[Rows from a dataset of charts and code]

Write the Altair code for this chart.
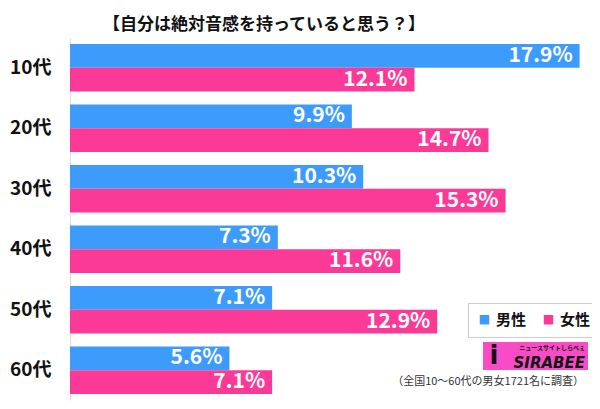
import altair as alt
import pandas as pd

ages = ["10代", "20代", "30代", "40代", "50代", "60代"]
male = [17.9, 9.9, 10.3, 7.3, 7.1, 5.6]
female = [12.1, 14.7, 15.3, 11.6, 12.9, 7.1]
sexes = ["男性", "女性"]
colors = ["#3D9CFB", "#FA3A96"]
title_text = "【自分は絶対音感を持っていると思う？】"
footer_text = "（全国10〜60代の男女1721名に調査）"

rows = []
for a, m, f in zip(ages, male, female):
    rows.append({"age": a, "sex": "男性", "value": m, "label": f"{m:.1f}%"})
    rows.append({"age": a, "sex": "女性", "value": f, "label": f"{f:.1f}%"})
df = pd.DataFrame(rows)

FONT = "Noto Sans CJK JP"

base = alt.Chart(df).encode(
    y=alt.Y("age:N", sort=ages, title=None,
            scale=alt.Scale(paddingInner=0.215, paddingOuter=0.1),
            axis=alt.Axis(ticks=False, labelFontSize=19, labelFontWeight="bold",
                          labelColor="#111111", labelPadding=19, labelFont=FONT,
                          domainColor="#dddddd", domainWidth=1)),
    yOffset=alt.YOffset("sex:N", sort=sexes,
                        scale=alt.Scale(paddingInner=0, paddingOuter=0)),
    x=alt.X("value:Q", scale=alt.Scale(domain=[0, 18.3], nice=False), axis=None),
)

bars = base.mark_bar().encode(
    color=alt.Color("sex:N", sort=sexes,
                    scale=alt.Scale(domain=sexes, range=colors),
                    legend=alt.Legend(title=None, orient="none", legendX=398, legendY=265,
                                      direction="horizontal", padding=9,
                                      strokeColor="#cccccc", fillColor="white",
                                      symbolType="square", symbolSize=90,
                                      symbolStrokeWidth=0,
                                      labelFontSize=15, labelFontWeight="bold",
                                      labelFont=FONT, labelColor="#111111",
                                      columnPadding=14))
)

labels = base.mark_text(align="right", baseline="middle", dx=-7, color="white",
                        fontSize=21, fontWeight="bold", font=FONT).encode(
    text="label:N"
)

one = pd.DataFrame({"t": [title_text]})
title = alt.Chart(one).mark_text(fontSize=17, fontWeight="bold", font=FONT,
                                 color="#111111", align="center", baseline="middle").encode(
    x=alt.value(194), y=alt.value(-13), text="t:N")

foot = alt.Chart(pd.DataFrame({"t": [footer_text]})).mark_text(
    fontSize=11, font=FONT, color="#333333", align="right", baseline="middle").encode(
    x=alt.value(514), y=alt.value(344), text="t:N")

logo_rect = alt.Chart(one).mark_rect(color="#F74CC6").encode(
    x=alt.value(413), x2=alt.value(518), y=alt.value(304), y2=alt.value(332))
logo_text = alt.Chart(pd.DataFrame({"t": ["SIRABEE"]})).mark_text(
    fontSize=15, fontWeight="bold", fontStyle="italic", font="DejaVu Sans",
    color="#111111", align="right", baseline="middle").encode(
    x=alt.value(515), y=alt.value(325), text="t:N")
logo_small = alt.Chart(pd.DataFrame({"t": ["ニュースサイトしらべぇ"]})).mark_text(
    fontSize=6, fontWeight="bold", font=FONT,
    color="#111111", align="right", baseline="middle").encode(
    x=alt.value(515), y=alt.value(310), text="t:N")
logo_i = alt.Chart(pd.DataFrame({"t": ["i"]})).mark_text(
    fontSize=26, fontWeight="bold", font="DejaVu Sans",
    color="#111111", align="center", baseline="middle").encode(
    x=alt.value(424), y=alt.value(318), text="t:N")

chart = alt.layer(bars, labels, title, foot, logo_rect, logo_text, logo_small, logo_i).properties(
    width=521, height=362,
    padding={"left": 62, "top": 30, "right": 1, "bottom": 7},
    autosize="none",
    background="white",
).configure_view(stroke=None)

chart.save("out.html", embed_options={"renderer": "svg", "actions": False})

--

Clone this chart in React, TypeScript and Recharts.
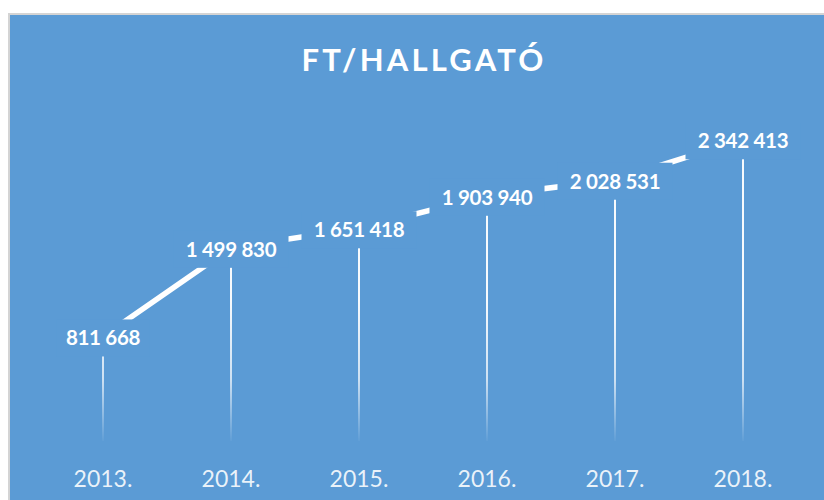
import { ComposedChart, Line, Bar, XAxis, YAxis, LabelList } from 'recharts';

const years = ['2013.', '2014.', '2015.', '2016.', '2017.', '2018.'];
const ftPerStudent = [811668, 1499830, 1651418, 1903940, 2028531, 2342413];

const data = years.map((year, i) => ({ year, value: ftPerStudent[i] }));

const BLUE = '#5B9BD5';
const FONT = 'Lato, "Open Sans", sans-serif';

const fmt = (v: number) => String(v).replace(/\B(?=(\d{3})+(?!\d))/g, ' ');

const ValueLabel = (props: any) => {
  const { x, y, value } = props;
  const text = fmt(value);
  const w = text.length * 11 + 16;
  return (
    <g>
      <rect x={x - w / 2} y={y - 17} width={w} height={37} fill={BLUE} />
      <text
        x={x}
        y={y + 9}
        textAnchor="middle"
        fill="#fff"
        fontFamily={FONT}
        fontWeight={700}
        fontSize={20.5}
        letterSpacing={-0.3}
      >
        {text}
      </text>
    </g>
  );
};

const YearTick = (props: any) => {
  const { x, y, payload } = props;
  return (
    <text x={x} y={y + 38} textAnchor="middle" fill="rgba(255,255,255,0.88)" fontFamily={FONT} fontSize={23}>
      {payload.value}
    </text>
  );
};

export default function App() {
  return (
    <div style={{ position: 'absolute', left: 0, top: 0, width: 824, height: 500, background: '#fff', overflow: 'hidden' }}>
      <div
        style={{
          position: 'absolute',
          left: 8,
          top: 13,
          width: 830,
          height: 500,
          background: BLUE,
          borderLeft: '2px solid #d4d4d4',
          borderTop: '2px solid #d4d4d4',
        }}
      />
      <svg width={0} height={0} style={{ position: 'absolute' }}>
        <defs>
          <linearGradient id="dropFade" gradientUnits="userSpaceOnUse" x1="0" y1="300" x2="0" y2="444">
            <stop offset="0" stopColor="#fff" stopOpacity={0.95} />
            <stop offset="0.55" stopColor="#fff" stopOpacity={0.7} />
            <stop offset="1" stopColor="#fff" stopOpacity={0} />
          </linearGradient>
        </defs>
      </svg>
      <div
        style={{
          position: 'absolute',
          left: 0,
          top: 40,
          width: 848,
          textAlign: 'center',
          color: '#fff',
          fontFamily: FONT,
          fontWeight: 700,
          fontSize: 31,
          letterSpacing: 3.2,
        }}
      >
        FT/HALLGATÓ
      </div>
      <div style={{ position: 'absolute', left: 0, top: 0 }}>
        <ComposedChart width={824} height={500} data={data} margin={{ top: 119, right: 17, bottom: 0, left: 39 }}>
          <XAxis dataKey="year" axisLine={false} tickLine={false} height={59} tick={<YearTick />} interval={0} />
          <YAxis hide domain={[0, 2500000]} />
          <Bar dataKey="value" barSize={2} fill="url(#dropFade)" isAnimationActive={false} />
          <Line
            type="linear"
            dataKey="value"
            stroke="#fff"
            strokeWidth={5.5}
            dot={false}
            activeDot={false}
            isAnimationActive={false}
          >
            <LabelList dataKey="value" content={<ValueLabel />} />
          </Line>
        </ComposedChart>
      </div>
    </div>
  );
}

* * *

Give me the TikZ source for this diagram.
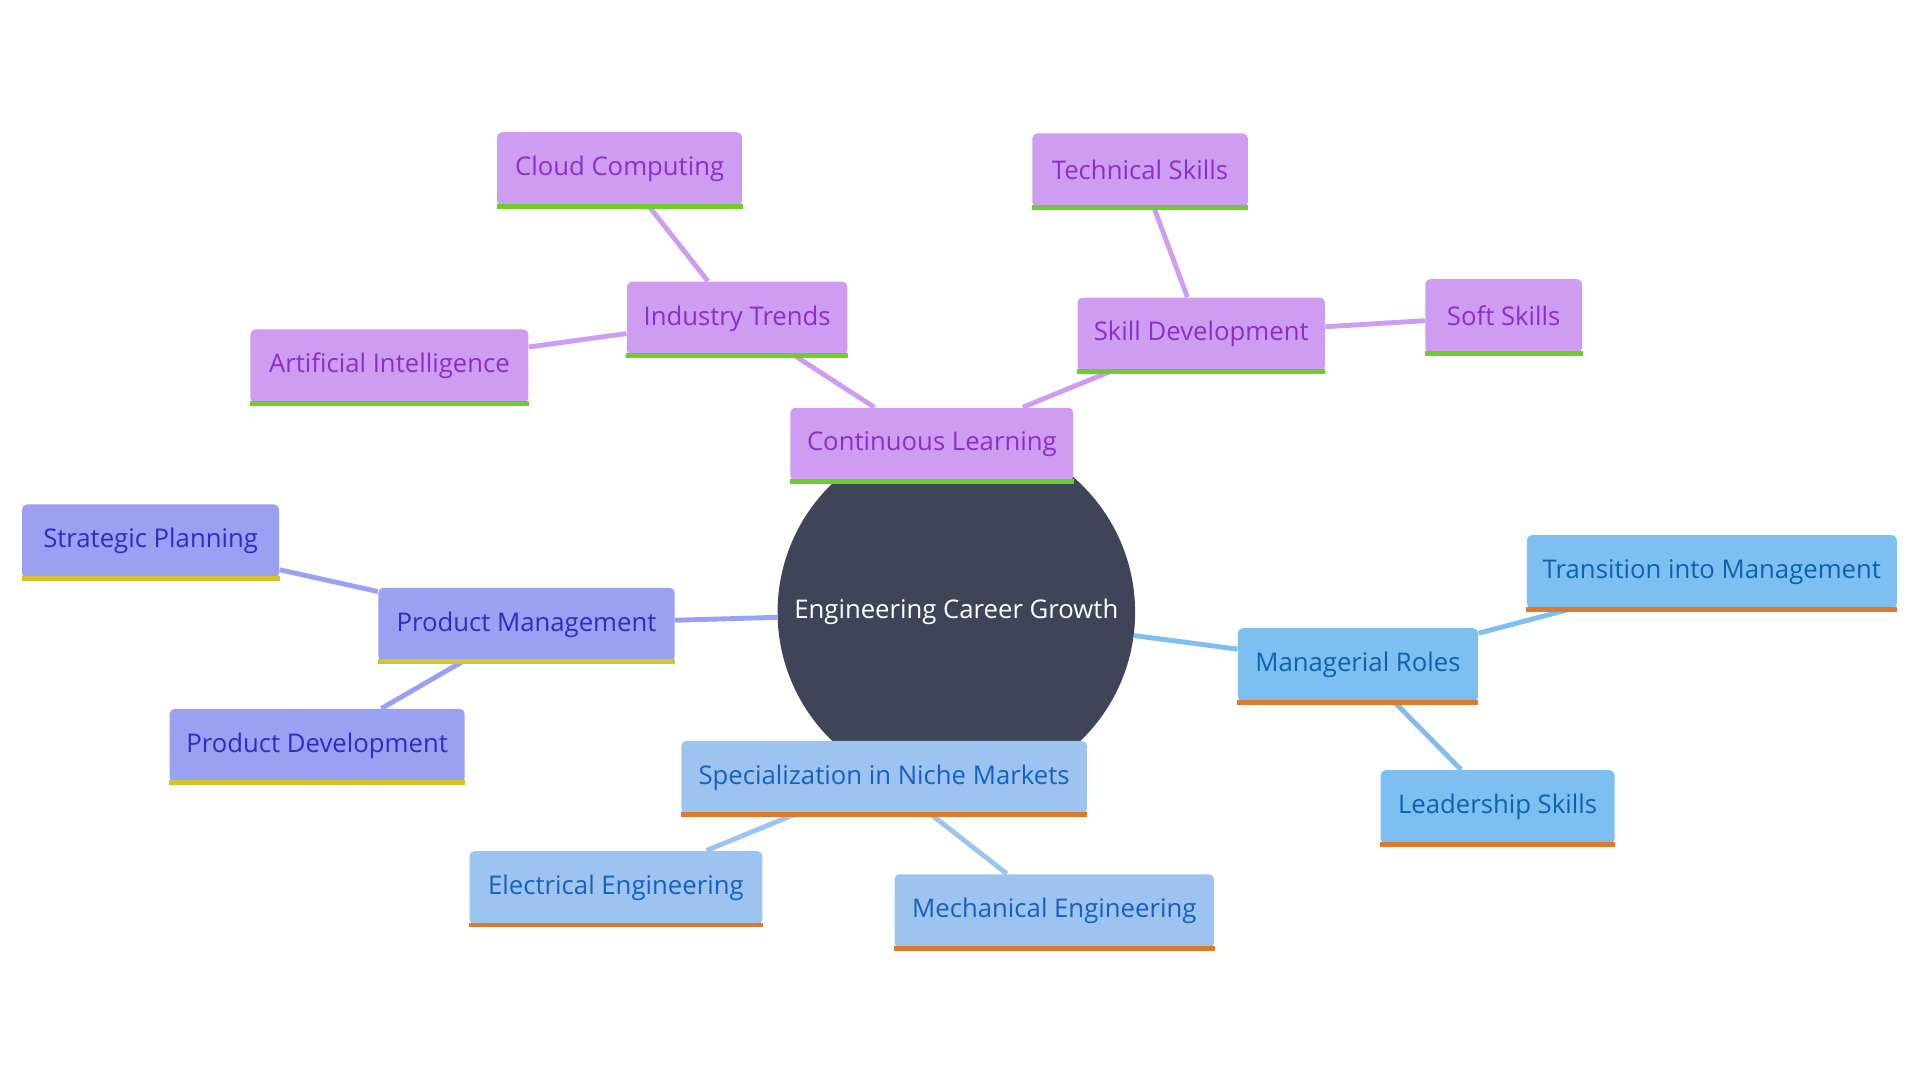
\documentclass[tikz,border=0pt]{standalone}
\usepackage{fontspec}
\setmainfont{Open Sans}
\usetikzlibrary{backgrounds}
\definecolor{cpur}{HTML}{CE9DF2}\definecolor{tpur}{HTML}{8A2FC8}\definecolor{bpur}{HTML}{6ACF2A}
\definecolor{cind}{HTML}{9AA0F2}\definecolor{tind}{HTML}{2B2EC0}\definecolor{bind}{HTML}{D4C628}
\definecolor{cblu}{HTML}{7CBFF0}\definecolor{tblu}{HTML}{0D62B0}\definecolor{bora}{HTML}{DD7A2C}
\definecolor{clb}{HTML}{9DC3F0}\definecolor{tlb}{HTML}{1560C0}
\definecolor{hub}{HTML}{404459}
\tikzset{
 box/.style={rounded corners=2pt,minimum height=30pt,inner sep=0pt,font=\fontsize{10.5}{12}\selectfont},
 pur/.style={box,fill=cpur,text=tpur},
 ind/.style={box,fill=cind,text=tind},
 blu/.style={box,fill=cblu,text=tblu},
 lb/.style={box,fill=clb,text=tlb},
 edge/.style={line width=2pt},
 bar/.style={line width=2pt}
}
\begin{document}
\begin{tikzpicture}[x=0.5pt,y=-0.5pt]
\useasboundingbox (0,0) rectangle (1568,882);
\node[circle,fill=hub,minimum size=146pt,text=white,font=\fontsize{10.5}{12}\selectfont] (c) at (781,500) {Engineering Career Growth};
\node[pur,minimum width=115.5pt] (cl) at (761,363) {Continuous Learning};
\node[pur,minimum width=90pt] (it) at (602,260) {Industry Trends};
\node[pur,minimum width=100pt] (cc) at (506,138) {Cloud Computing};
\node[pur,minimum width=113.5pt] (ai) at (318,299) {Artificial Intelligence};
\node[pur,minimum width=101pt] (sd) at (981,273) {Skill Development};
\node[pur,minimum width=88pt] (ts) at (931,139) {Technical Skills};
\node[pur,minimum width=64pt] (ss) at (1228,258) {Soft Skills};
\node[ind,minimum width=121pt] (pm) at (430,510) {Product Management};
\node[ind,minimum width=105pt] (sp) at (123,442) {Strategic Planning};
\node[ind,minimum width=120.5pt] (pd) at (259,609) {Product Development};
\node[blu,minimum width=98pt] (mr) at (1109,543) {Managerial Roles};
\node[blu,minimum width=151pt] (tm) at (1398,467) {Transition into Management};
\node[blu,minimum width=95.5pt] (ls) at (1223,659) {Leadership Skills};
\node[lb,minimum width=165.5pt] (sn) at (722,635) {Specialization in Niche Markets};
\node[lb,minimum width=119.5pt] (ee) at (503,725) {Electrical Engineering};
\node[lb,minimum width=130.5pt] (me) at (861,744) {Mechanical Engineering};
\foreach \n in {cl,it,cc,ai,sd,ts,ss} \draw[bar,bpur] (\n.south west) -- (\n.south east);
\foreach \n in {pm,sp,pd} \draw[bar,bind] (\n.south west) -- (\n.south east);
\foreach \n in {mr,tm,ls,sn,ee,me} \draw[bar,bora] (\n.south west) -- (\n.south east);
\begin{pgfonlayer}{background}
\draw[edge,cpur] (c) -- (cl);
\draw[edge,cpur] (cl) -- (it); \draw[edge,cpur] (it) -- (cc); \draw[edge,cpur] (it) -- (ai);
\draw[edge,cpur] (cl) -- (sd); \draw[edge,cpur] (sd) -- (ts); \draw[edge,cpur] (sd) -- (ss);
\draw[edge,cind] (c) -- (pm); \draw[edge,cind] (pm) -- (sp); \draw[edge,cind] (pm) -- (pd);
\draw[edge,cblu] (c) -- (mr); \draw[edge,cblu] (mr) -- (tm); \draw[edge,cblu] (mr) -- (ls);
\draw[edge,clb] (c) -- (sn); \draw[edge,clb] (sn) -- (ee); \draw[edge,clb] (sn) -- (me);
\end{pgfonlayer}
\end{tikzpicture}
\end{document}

> Task details: Would you restate, exactly and with no pictures, the lines of the entries above from the one containing "Clone this chart" through the one containing "const fmt = (v: number)"?

> Solution to the exercise:
Clone this chart in React, TypeScript and Recharts.
import { ComposedChart, Line, Bar, XAxis, YAxis, LabelList } from 'recharts';

const years = ['2013.', '2014.', '2015.', '2016.', '2017.', '2018.'];
const ftPerStudent = [811668, 1499830, 1651418, 1903940, 2028531, 2342413];

const data = years.map((year, i) => ({ year, value: ftPerStudent[i] }));

const BLUE = '#5B9BD5';
const FONT = 'Lato, "Open Sans", sans-serif';

const fmt = (v: number) => String(v).replace(/\B(?=(\d{3})+(?!\d))/g, ' ');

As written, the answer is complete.